Study 21 – American Shad Telemetry Study
We await the inclusion of the relevant data from Study 4 and the final report.

Study 22 – Downstream Migration of Juvenile American Shad – Vernon
CRWC awaits the final report.

Study 23 – Fish Impingement, Entrainment, and Survival Study
CRW awaits the inclusion of the data from Studies 10, 19, 20, 21, 22 and the final report.

Study 24: Dwarf Wedgemussel & Co-occurring Mussel Study
CRWC requests that the study report provide transparency regarding the rational for limiting the scope of the study to the Wilder and Bellows Falls project areas, not to include the Vernon project area within the assessment.
CRWC has recently, as a member of the Fifteen Mile Falls M&E Fund Advisory Committee been party to funding a DWM study on the upper Connecticut River beyond the project area. High water delayed the completion of the study so there is no formal report yet. An informal conversation about the study revealed that the selected transects for that study were not selected parallel but perpendicular to the flow. The field workers in that study found DWM. The original and revised study plan relied on parallel and quadrats study transects. If the current plan design does not give useful information then CRWC requests that TC extend this study through the spring of 2016 and that TC use perpendicular transects in some percentage of the transects selected.
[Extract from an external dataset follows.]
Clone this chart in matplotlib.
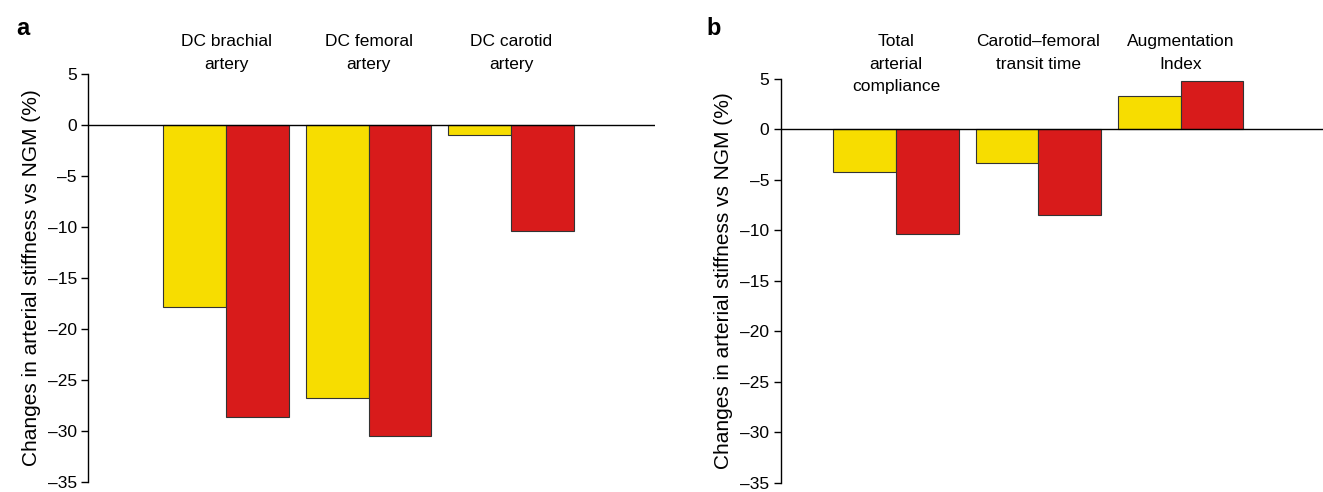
import numpy as np
import matplotlib.pyplot as plt
from matplotlib import transforms

plt.rcParams['font.family'] = ['Liberation Sans', 'DejaVu Sans']

# panel a data
cats_a = ['DC brachial\nartery', 'DC femoral\nartery', 'DC carotid\nartery']
yellow_a = [-17.8, -26.8, -1.0]
red_a = [-28.6, -30.5, -10.4]

# panel b data
cats_b = ['Total\narterial\ncompliance', 'Carotid\u2013femoral\ntransit time', 'Augmentation\nIndex']
yellow_b = [-4.2, -3.3, 3.3]
red_b = [-10.4, -8.5, 4.8]

yticks = [5, 0, -5, -10, -15, -20, -25, -30, -35]
ylab = 'Changes in arterial stiffness vs NGM (%)'

YEL = '#F7DD00'
RED = '#D81B1B'

fig = plt.figure(figsize=(13.23, 4.92), dpi=100)
ax_a = fig.add_axes([0.0665, 0.0203, 0.4285, 0.8293])
ax_b = fig.add_axes([0.590, 0.019, 0.410, 0.821])


def draw(ax, cats, yel, red, xlim):
    x = np.arange(len(cats))
    w = 0.44
    ax.bar(x - w / 2, yel, w, color=YEL, edgecolor='#333333', linewidth=0.8)
    ax.bar(x + w / 2, red, w, color=RED, edgecolor='#333333', linewidth=0.8)
    ax.axhline(0, color='black', linewidth=1.0)
    ax.set_xlim(*xlim)
    ax.set_ylim(-35, 5)
    ax.set_yticks(yticks)
    ax.set_yticklabels([str(t).replace('-', '\u2013') for t in yticks], fontsize=12.5)
    ax.set_xticks([])
    for s in ['top', 'right', 'bottom']:
        ax.spines[s].set_visible(False)
    ax.spines['left'].set_linewidth(1.0)
    ax.tick_params(axis='y', direction='out', length=5, width=1.0, pad=3)
    ax.set_ylabel(ylab, fontsize=15, labelpad=5)
    tr = transforms.blended_transform_factory(ax.transData, fig.transFigure)
    for xi, c in zip(x, cats):
        ax.text(xi, 0.93, c, transform=tr, ha='center', va='top',
                fontsize=12.5, linespacing=1.6)


draw(ax_a, cats_a, yellow_a, red_a, (-0.97, 3.01))
draw(ax_b, cats_b, yellow_b, red_b, (-0.81, 3.0))

fig.text(0.012, 0.965, 'a', fontsize=17, fontweight='bold', va='top')
fig.text(0.534, 0.965, 'b', fontsize=17, fontweight='bold', va='top')

fig.savefig('out.png', dpi=100)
Study 25 – Dragonfly and Damselfly Inventory and Assessment
CRWC awaits the inclusion of data from Studies 4 and 5 and the final report.

Study 26 – Cobblestone and Puritan Tiger Beetle Survey
CRWC awaits the inclusion of data from Studies 4, 5 and 9 and the final report.

Study 27 – Floodplain, Wetland, Riparian, and Littoral Habitats Study
CRWC awaits the inclusion of data from Study 9 and the final report.

Study 28 – Fowler’s Toad Survey
CRWC awaits the inclusion of data from Studies 4, 5 and 9 and the final report.

Study 29 – Northeastern Bulrush Survey
CRWC awaits the inclusion of data from Studies 4, 5 and 9 and the final report, although the inclusion of that data is unlikely to change the result that the survey work found no bulrush in likely habitat locations.

Study 30: Recreation Facility Inventory and Use & Needs Assessment
CRWC requests that the study report include a list of survey & interview questions used throughout the course of this study, as well as demographics data surrounding those who participated in written surveys and/or face-to-face interviews.
The study report states that most public boat launches were below capacity for the majority of the year. The intent of this comment is to request that poor facility maintenance or closure of facilities due to lack of maintenance, as well as severe overcrowding at the few well maintained facilities within the project affected area be taken into account before making this claim.

Study 31 – Whitewater Boating Flow Assessment – Bellows Falls and Sumner Falls
CRWC requests that TC present the survey tool used to determine the value of the experience at the different flow levels in the final report.

Study 32: Bellows Falls Aesthetic Flow Study
CRWC requests that the final study report include any available demographic data and residency status of those who participated in the interviews in this study report.

Study 33 – Cultural and Historic Resources Study
CRWC requests that TC make the reports presented to the state SHPO offices and FERC available on the secure relicensing site.

Thank you for the opportunity to comment on the studies. We will remain hopeful that FERC will respect our request for adequate time to review the final and completed studies.